MW: The infusion was very organic and natural. When I was researching Victorian fashion, it was clear to me that there was a connecting thread between them and the traditional clothing of Nigeria and Ghana. Within both worlds, there is a love for strong geometric prints and plaids, surprising color combinations, and clothing with bold graphic details. That was my launching pad for a creation of an “Afro-Victorian” look for the costumes.
We used fabric from all over Africa, but there was a natural inclination towards the fabrics of West Africa because of their colors the scale of their patterns, and their exuberance. I was drawn to the personality of each of the incredible fabrics that we sourced, and matched each piece to the personality of the characters. I created a pile of Jeronicus fabrics, Journey fabrics etc. The designs then came to life when combined with the traditional plaids and velvets of the Victorian era.
AD: I wanted to talk about some specific looks. Ms. Johnston is so impeccably dressed, and the blue dress she wears in the mistletoe moment is a nod to the post office but it fits her body so well.
MW: The ingenuity and complexity of Victorian tailoring is another one of my passions. Ms. Johnston needed a post mistress uniform, so it gave me the chance to interpret this type tailoring through the prism of our fantastical vision for the film. I found a beautiful checked wool in the most divine shade of teal blue, and we spent a lot of effort sculpting a memorable silhouette for her. Combined with her burgundy Victorian post mistress cape, it had become fan favorite!
JAD: Jessica looks powerful and feminine in the maroon dress during “Make It Work Again.” The yellow accents look so good.
MW: Anika Noni Rose is such an inspiring collaborator – we talked a lot about the combination of strength and vulnerability that needed to be captured by her costume. I love the look of her audaciously sculptural 1890s leg-of-mutton sleeves, her tiny corseted waist and elegant bell-shaped skirt, rendered in a mixture of wool, velvets and African vintage fabric. Purple + mustard yellow was a favorite color combination in the 1890s – surprising, right? We found African printed waxed cottons in the same colors for her under layers – I knew we would see a great flourish of the petticoats in the dance sequence.
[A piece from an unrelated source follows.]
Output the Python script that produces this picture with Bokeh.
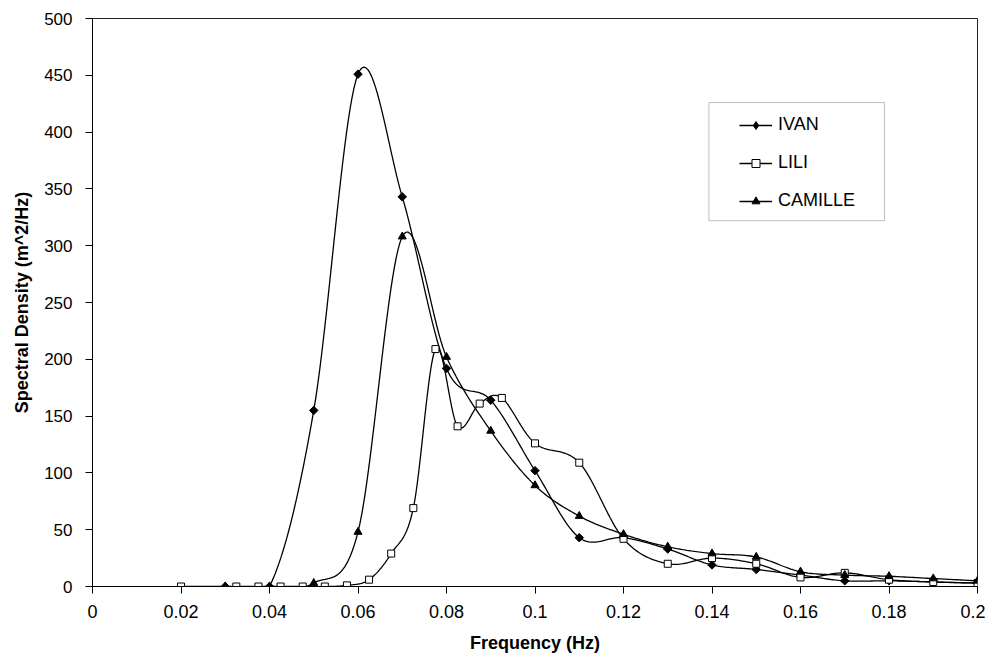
import numpy as np
from bokeh.plotting import figure
from bokeh.models import (Range1d, FixedTicker, Legend, LegendItem, BoxAnnotation)
from bokeh.embed import file_html
from bokeh.resources import INLINE

# ---- data ----
ivan_f = [0.03, 0.04, 0.05, 0.06, 0.07, 0.08, 0.09, 0.10, 0.11, 0.12, 0.13, 0.14,
          0.15, 0.16, 0.17, 0.18, 0.19, 0.20]
ivan_s = [0, 0, 155, 451, 343, 192, 164, 102, 43, 43, 33, 19, 15, 10, 5, 5, 4, 3]

lili_f = [0.02, 0.0325, 0.0375, 0.0425, 0.0475, 0.0525, 0.0575, 0.0625, 0.0675,
          0.0725, 0.0775, 0.0825, 0.0875, 0.0925, 0.10, 0.11, 0.12, 0.13, 0.14,
          0.15, 0.16, 0.17, 0.18, 0.19, 0.20]
lili_s = [0, 0, 0, 0, 0, 0, 1, 6, 29, 69, 209, 141, 161, 166, 126, 109, 42, 20, 25,
          20, 8, 12, 6, 4, 3]

cam_f = [0.03, 0.04, 0.05, 0.06, 0.07, 0.08, 0.09, 0.10, 0.11, 0.12, 0.13, 0.14,
         0.15, 0.16, 0.17, 0.18, 0.19, 0.20]
cam_s = [0, 0, 3, 48, 308, 202, 137, 89, 62, 46, 35, 29, 26, 13, 10, 9, 7, 5]

x_ticks = [0, 0.02, 0.04, 0.06, 0.08, 0.1, 0.12, 0.14, 0.16, 0.18, 0.2]
x_tick_labels = ["0", "0.02", "0.04", "0.06", "0.08", "0.1", "0.12", "0.14", "0.16", "0.18", "0.2"]
y_ticks = [0, 50, 100, 150, 200, 250, 300, 350, 400, 450, 500]

series_names = ["IVAN", "LILI", "CAMILLE"]


def smooth(xs, ys, n=24):
    """Excel-style smoothed line (Catmull-Rom Bezier through the points)."""
    x = np.asarray(xs, float)
    y = np.asarray(ys, float)
    px = np.concatenate([[x[0]], x, [x[-1]]])
    py = np.concatenate([[y[0]], y, [y[-1]]])
    t = np.linspace(0, 1, n)
    ox, oy = [], []
    for i in range(len(x) - 1):
        p0 = np.array([px[i], py[i]])
        p1 = np.array([px[i + 1], py[i + 1]])
        p2 = np.array([px[i + 2], py[i + 2]])
        p3 = np.array([px[i + 3], py[i + 3]])
        c1 = p1 + (p2 - p0) / 6.0
        c2 = p2 - (p3 - p1) / 6.0
        a = (1 - t) ** 3
        b = 3 * (1 - t) ** 2 * t
        c = 3 * (1 - t) * t ** 2
        d = t ** 3
        seg_x = a * p1[0] + b * c1[0] + c * c2[0] + d * p2[0]
        seg_y = a * p1[1] + b * c1[1] + c * c2[1] + d * p2[1]
        if i > 0:
            seg_x, seg_y = seg_x[1:], seg_y[1:]
        ox.extend(seg_x)
        oy.extend(seg_y)
    return ox, oy


FONT = "Liberation Sans"

p = figure(width=985, height=657, output_backend="svg", toolbar_location=None,
           x_range=Range1d(0, 0.2), y_range=Range1d(0, 500),
           min_border_left=92, min_border_right=8, min_border_top=18,
           min_border_bottom=71)
p.background_fill_color = "white"
p.border_fill_color = "white"
p.outline_line_color = "#222222"
p.outline_line_width = 1
p.xgrid.visible = False
p.ygrid.visible = False

# axes
p.xaxis.ticker = FixedTicker(ticks=x_ticks)
p.xaxis.major_label_overrides = dict(zip(x_ticks, x_tick_labels))
p.yaxis.ticker = FixedTicker(ticks=y_ticks)
for ax in (p.xaxis[0], p.yaxis[0]):
    ax.minor_tick_line_color = None
    ax.major_tick_in = 0
    ax.major_tick_out = 7
    ax.major_tick_line_color = "black"
    ax.axis_line_color = "black"
    ax.major_label_text_font = FONT
    ax.major_label_text_color = "black"
    ax.axis_label_text_font = FONT
    ax.axis_label_text_font_style = "bold"
    ax.axis_label_text_color = "black"
    ax.axis_label_text_font_size = "18px"
p.xaxis.major_label_text_font_size = "18px"
p.yaxis.major_label_text_font_size = "17px"
p.xaxis.major_label_standoff = 11
p.yaxis.major_label_standoff = 13
p.xaxis.axis_label = "Frequency (Hz)"
p.yaxis.axis_label = "Spectral Density (m^2/Hz)"
p.xaxis.axis_label_standoff = 12
p.yaxis.axis_label_standoff = 9

# legend frame
p.add_layout(BoxAnnotation(left=0.1393, right=0.1790, bottom=322, top=426,
                           fill_color="white", fill_alpha=1,
                           line_color="#333333", line_width=1, level="annotation"))

# series
lx, ly = smooth(ivan_f, ivan_s)
l1 = p.line(lx, ly, line_color="black", line_width=1.3)
s1 = p.scatter(ivan_f, ivan_s, marker="square", angle=np.pi / 4, size=6,
               fill_color="black", line_color="black")
# legend-only diamond glyph (hidden in the plot area)
s1_leg = p.scatter(ivan_f, ivan_s, marker="diamond", size=11,
                   fill_color="black", line_color="black", visible=False)

lx, ly = smooth(lili_f, lili_s)
l2 = p.line(lx, ly, line_color="black", line_width=1.3)
s2 = p.scatter(lili_f, lili_s, marker="square", size=7,
               fill_color="white", line_color="black", line_width=1)

lx, ly = smooth(cam_f, cam_s)
l3 = p.line(lx, ly, line_color="black", line_width=1.3)
s3 = p.scatter(cam_f, cam_s, marker="triangle", size=8,
               fill_color="black", line_color="black")

legend = Legend(items=[LegendItem(label=series_names[0], renderers=[l1, s1_leg]),
                       LegendItem(label=series_names[1], renderers=[l2, s2]),
                       LegendItem(label=series_names[2], renderers=[l3, s3])],
                location=(647, 375))
legend.padding = 0
legend.margin = 0
legend.spacing = 17
legend.glyph_width = 33
legend.glyph_height = 20
legend.label_height = 20
legend.label_standoff = 6
legend.label_text_font = FONT
legend.label_text_font_size = "18px"
legend.label_text_color = "black"
legend.border_line_alpha = 0
legend.background_fill_alpha = 0
p.add_layout(legend)

open("out.html", "w").write(file_html(p, INLINE))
AD: The outfit for Journey during “Square Root of Possible” is so character driven. It is kind of scholarly with the striped sleeves and vest but the boots look like she’s ready for anything and the bow tie really pops.
MW: Journey’s character is a real one-of-a-kind – she doesn’t follow any rules and is ahead of her time. She’s a pioneer and captures the burgeoning interest in the 1890s in clothes that a woman could actually move in. She has bold knitwear and a type of cycling /riding skirt that is split in the middle like culottes. Her suede jacket is inspired by a future adventuress, Amelia Earhart. Her natty red veldt waistcoat has unconventional leather trim. Her purple jacket is customized with hundreds of tiny cogs and screws for her workbench that have been embroidered onto the surface of the wool. I wanted her clothes to express her individuality, and to allow her to move through the world without anything stopping her!
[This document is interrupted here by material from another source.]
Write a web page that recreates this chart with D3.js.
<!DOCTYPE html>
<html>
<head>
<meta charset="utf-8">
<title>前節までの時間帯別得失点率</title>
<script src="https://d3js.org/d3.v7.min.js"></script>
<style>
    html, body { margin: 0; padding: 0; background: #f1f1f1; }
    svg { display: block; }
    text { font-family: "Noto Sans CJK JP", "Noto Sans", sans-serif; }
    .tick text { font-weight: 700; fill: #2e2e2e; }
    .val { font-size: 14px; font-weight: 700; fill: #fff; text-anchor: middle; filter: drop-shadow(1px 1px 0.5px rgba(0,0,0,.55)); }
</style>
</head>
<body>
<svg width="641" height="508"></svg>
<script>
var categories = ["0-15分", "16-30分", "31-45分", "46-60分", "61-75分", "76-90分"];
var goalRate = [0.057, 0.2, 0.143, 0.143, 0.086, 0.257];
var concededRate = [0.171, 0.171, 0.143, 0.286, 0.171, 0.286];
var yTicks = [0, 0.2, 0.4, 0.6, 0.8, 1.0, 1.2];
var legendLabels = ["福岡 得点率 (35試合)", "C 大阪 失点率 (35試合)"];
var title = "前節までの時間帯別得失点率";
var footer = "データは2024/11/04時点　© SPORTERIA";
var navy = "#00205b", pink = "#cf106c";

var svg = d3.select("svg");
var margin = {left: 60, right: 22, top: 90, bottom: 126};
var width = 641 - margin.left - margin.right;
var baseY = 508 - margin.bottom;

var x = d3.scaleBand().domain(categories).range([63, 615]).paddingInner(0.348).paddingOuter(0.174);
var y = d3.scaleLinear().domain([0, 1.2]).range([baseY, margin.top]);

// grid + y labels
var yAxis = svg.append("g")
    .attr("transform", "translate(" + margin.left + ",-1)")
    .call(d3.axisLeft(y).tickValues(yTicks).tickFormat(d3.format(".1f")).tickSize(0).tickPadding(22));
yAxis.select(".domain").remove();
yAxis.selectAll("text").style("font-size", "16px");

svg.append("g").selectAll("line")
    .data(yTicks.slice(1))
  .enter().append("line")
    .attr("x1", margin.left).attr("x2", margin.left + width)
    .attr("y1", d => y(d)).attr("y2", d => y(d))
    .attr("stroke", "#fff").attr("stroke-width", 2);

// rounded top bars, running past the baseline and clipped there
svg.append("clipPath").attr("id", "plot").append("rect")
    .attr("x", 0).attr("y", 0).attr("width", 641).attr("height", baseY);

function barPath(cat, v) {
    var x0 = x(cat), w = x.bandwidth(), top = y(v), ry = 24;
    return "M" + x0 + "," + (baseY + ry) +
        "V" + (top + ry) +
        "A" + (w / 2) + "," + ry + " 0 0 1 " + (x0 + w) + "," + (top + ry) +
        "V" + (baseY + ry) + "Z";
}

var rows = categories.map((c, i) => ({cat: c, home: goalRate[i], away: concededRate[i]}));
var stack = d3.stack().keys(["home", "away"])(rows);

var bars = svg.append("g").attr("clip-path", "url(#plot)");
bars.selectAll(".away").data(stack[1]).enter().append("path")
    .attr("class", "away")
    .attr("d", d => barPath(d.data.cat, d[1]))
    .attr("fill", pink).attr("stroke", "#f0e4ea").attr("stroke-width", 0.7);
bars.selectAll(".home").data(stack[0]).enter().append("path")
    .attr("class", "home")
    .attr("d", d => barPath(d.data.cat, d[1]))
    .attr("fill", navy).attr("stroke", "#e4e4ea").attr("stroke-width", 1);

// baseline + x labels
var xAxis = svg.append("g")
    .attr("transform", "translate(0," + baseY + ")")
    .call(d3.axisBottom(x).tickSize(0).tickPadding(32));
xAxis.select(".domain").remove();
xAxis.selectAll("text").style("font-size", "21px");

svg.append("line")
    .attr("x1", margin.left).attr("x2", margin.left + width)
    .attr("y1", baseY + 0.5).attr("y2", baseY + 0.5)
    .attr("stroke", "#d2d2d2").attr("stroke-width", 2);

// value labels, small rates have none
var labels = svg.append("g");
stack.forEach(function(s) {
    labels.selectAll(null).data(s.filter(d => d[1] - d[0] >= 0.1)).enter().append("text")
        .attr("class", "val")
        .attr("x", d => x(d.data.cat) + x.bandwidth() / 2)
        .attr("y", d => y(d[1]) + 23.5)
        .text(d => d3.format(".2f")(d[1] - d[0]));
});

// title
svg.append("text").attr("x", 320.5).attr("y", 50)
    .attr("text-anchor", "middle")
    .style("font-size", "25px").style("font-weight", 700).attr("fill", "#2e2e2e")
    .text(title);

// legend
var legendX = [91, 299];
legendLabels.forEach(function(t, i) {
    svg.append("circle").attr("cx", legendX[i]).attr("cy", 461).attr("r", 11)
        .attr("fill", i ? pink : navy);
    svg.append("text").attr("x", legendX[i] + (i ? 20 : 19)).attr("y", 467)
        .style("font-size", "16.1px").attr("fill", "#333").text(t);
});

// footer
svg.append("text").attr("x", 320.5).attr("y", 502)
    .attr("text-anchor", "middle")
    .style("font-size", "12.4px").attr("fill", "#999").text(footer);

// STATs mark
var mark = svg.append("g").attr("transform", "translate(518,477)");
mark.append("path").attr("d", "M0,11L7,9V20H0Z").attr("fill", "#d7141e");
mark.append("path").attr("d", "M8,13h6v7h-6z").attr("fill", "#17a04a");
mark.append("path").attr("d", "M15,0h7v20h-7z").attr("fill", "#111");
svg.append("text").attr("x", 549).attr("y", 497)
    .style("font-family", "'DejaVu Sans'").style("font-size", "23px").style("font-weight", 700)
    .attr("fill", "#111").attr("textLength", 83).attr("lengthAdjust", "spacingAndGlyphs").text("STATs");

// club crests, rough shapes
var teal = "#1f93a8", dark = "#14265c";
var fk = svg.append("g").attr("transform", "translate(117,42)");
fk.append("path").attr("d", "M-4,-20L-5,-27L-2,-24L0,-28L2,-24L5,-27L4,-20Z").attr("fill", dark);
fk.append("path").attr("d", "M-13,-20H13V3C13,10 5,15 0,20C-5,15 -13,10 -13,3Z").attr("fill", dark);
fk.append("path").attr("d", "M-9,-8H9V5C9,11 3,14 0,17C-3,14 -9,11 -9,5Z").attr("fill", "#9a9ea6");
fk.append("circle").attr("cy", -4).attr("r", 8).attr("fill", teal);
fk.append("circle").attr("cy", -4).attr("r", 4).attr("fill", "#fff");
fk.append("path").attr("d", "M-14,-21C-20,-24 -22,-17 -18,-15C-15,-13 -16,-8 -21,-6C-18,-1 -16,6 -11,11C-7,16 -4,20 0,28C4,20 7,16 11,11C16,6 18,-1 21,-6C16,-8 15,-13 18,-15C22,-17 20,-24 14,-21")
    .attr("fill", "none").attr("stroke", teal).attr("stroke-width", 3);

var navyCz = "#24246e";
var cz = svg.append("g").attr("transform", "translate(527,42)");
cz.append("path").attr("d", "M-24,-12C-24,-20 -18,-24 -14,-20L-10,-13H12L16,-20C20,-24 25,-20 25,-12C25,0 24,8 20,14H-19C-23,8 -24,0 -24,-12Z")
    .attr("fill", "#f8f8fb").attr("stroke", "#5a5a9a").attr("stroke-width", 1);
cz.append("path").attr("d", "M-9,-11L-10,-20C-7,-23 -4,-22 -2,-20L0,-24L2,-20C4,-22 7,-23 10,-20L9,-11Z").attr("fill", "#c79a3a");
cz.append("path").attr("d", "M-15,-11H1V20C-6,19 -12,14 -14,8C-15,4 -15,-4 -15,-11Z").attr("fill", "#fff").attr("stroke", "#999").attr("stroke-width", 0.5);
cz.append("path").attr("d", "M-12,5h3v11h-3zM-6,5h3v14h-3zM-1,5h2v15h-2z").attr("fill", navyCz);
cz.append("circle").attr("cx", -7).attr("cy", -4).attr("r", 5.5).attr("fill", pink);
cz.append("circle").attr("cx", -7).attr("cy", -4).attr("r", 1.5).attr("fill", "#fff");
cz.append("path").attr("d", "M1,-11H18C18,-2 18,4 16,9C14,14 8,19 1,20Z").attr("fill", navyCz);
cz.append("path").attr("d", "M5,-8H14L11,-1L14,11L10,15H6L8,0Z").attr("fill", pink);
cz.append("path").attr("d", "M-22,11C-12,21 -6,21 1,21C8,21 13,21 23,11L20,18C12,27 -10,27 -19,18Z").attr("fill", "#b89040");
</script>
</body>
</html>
AD: What piece would you steal for your own closet. I’m very partial to Jeronicus’ beige and blue plaid robe.
MW: Yes, in fact we made David a copy of Jeronicus’ robe as a gift! Although personally, I’m bit more partial to the vibrant and quirky look of young Jeronicus, 30 years earlier, with his strong combinations of contrasting patterns and colors. I think I could carry off his jaunty waistcoat.
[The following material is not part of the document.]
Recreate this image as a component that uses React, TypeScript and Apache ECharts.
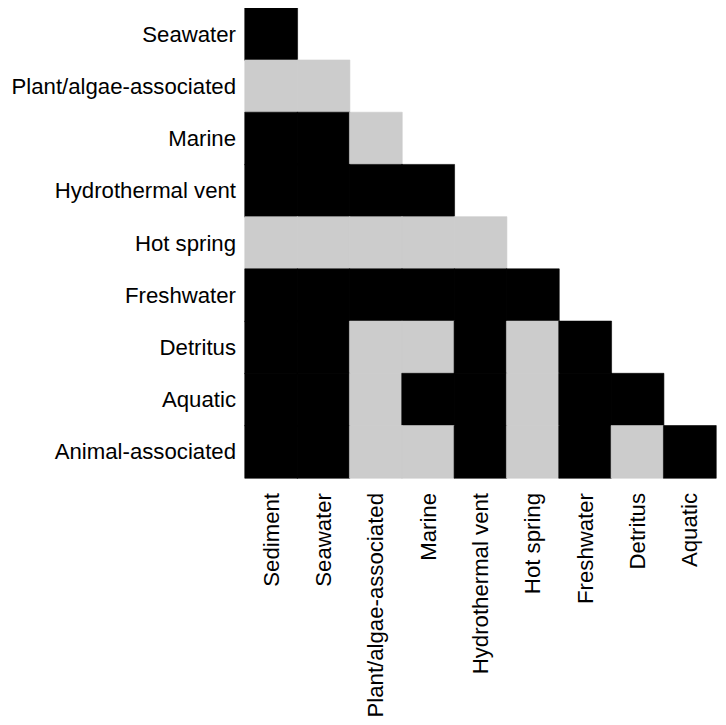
import React, { useEffect, useRef } from "react";
import * as echarts from "echarts";

const xCategories = [
  "Sediment",
  "Seawater",
  "Plant/algae-associated",
  "Marine",
  "Hydrothermal vent",
  "Hot spring",
  "Freshwater",
  "Detritus",
  "Aquatic",
];

const yCategories = [
  "Seawater",
  "Plant/algae-associated",
  "Marine",
  "Hydrothermal vent",
  "Hot spring",
  "Freshwater",
  "Detritus",
  "Aquatic",
  "Animal-associated",
];

// 1 = black, 0 = gray; row i holds values for columns 0..i
const rowSeawater = [1];
const rowPlant = [0, 0];
const rowMarine = [1, 1, 0];
const rowHydrothermal = [1, 1, 1, 1];
const rowHotSpring = [0, 0, 0, 0, 0];
const rowFreshwater = [1, 1, 1, 1, 1, 1];
const rowDetritus = [1, 1, 0, 0, 1, 0, 1];
const rowAquatic = [1, 1, 0, 1, 1, 0, 1, 1];
const rowAnimal = [1, 1, 0, 0, 1, 0, 1, 0, 1];

const rows = [
  rowSeawater,
  rowPlant,
  rowMarine,
  rowHydrothermal,
  rowHotSpring,
  rowFreshwater,
  rowDetritus,
  rowAquatic,
  rowAnimal,
];

const colors = ["#cccccc", "#000000"];

export default function App() {
  const ref = useRef<HTMLDivElement>(null);
  useEffect(() => {
    if (!ref.current) return;
    const chart = echarts.init(ref.current, undefined, { renderer: "svg" });
    const data: any[] = [];
    rows.forEach((row, yi) => {
      row.forEach((v, xi) =>
        data.push({
          value: [xi, yi, v],
          itemStyle: { borderColor: colors[v], borderWidth: 0.6 },
        })
      );
    });
    const font = "Liberation Sans, Arial, sans-serif";
    chart.setOption({
      animation: false,
      grid: {
        left: 237,
        top: 0,
        width: 471,
        height: 470,
        outerBoundsMode: "none",
        containLabel: false,
      },
      xAxis: {
        type: "category",
        data: xCategories,
        axisLine: { show: false },
        axisTick: { show: false },
        splitLine: { show: false },
        axisLabel: {
          rotate: 90,
          margin: 15,
          fontSize: 22.2,
          color: "#000",
          fontFamily: font,
          interval: 0,
        },
      },
      yAxis: {
        type: "category",
        data: yCategories,
        inverse: true,
        axisLine: { show: false },
        axisTick: { show: false },
        splitLine: { show: false },
        axisLabel: {
          margin: 9,
          fontSize: 22.2,
          color: "#000",
          fontFamily: font,
          interval: 0,
        },
      },
      visualMap: {
        show: false,
        type: "piecewise",
        dimension: 2,
        pieces: [
          { value: 0, color: colors[0] },
          { value: 1, color: colors[1] },
        ],
      },
      series: [
        {
          type: "heatmap",
          data,
          emphasis: { disabled: true },
        },
      ],
    });
    return () => chart.dispose();
  }, []);
  return <div ref={ref} style={{ width: 710, height: 717 }} />;
}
Having said this, I’m also proud of older Jeronicus’ costumes – I used the same silhouette as his younger self, but with a lot of the color pulled out, to show that he has lost the spark of his optimism. But there’s an inner life that’s waiting to be ignited, and I wanted to express that in his costumes – so there are all sorts of interesting braids, details and textures that keep him compelling on the screen.